This ensures that the same entity (as identified by its SID) always corresponds to the same UID. The UID lookup table model is thus designed for the purpose of completing the generation of each UID.

  • id (int) PK AI.
  • sid (string): the SID.
  • unsuffixed (string): the UID as calculated without its optional final suffix (e.g. x:ms-decorations/angel-1v).
  • has-suffix (bool): true if the SID should be built by adding suffix # + id to unsuffixed (e.g. 3 generates the complete UID x:ms-decorations/angel-1v#3).

URI Lookup Table

  • uri_lookup: this is a mapping between unique numeric IDs and URIs, used to reduce tables size and enhance performance. Internally, RDBMS records are identified by a simple numeric ID, which corresponds to a full URI.

    • id (int) PK AI: the numeric ID.
    • uri (string): the corresponding URI (where namespaces are replaced by prefixes for more readability; e.g. rdfs:label). It is assumed that all the prefixes used here are resolved in namespace_lookup.

Node Table

  • node: a node coming from a Cadmus record or added from any external sources (e.g. by a user, or imported from somewhere else).

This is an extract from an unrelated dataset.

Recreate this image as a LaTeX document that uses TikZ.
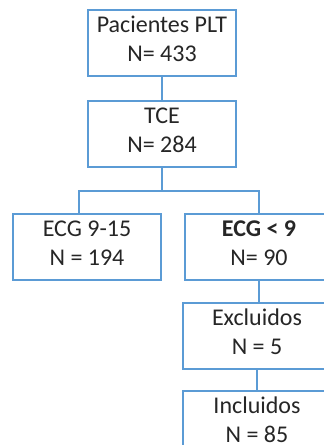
\documentclass[tikz,border=0pt]{standalone}
\usepackage{fontspec}
\setmainfont{Carlito}
\usepackage{tikz}
\usetikzlibrary{positioning}
\definecolor{officeblue}{HTML}{5B9BD5}
\tikzset{
  box/.style={
    rectangle,
    draw=officeblue,
    line width=2pt,
    fill=white,
    align=center,
    minimum height=66pt,
    minimum width=148pt,
    text depth=7pt,
    text=black!85,
    font=\fontsize{24}{29}\selectfont
  },
  line/.style={line width=2pt, draw=officeblue}
}
\begin{document}
\begin{tikzpicture}[x=1pt, y=1pt, node distance=23pt]
  \useasboundingbox (0,0) rectangle (324,-445);
  \clip (0,0) rectangle (324,-445);

  \node[box] (pacientes) at (162,-42.5) {Pacientes PLT\\N= 433};
  \node[box, below=of pacientes] (tce) {TCE\\N= 284};

  \node[box, below=45pt of tce, xshift=-75pt] (ecgleve) {ECG 9-15\\N = 194};
  \node[box, below=45pt of tce, xshift=97pt] (ecggrave) {\textbf{ECG < 9}\\N= 90};

  \node[box, below=21pt of ecggrave, xshift=-2pt] (excluidos) {Excluidos\\N = 5};
  \node[box, below=20pt of excluidos] (incluidos) {Incluidos\\N = 85};

  \coordinate[below=23.5pt of tce.south] (split);

  \draw[line] (pacientes) -- (tce);
  \draw[line] (tce) -- (split);
  \draw[line] (split) -| ([xshift=-8pt]ecgleve.north);
  \draw[line] (split) -| (ecggrave.north);
  \draw[line] (ecggrave.south) -- (ecggrave.south |- excluidos.north);
  \draw[line] (excluidos) -- (incluidos);
\end{tikzpicture}
\end{document}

    • id (int) PK FK. The ID got via uri_lookup from a string UID. The latter is calculated from mappings, or just entered from scratch by users. It should be in a URI-like form, shortened with a prefix, like e.g. x:persons/barbato_da_sulmona.
    • is_class (boolean): a value indicating whether this node is a class. This is a shortcut property for a node being the subject of a triple with S=class URI, predicate=a and object=rdfs:Class (or eventually owl:Class -- note that owl:Class is defined as a subclass of rdfs:Class). Given the importance of class nodes in editing, this is a performance-wise shortcut.
    • tag: a general purpose tag for the classification for nodes. For instance, this can be used to mark all the nodes potentially used as properties, so that a frontend can filter them accordingly.
    • label (string): the optional label used to designate this entity in a human-friendly way. This is defined by mapping, or manually entered by user.
    • source_type (int): set from the mapping which generated this node; 0 if manually created.
    • sid (string): the SID built from the identity of the source data record, or null if user-defined.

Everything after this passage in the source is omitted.